私達はいつも自分の心が平安で穏やかでいられたらいいのにと思っています。しかし、怒りなどのマイナスな感情を感じた途端に、そんな安らかな気持ちは吹っ飛んでしまいます。
それを避けるために、本当は怒りを感じているはずなのにそれを否定することで、平安のままでいるかのようにしてしまうのです。
そうした作業を自覚を持って行う場合もあるでしょうし、全く自覚ないままにしてしまうこともあるのです。いずれにしても感じているはずの感情を感じないようにするのは心にとっては負担となるのです。
そして感じないままに心の奥にしまわれた感情は消えることなくいつまでも残っているため、それが溜まりすぎてくると何らかの形で表面化してきます。
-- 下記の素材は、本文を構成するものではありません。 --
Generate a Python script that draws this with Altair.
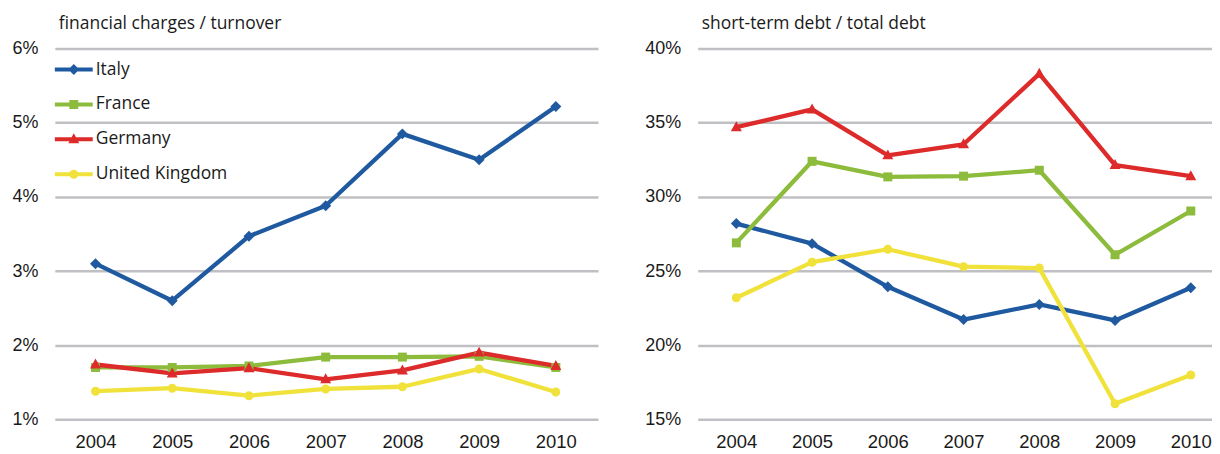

その時に初めて、自分はきっと今まで感情を我慢し続けてきたのだろうということに気づくことになるのです。
私達はさまざまな方法を使って、怒りを抑圧してしまいます。その一つは、恐怖です。強い恐怖を感じると、怒りは簡単に影を潜めてしまいます。
どんなに怒っていようと、怖さがそれを抑え込んで攻撃的な気持ちをなくしてしまう効果があるのです。
また、自己嫌悪や罪悪感も怒りを抑えます。自分が悪いのだからという思いが強ければ、それだけ相手を攻めようとする気持ちがなくなってしまうのです。
相手のことをかわいそうと感じることも、かなりの力で怒りを抑え付けてしまいます。似た感情として哀れみや場合によっては見下し、蔑みなどの感情も怒りを鎮める力を持っています。
そして最後に、理性による理屈も怒りを抑える効果があります。それは大抵、~だから仕方ないというような考えによって、怒りを感じなくしてしまいます。
このような様々な方法によって怒りを沈静化することになるのですが、それは表面上静かにさせることができるだけで、怒りという感情を消滅させたことにはなりません。
怒りは出来るだけ貯めないように気をつけるべきです。怒りを抑圧する習慣がついてしまっている人の場合には、意識的に怒りを感じるように訓練することです。
上記したような方法を使ってないかどうか、いつも自分の心に注意を向けてあげてることが大切です。そうして怒りとしっかり向き合って味わってあげることで、それを溶かすことができるのです。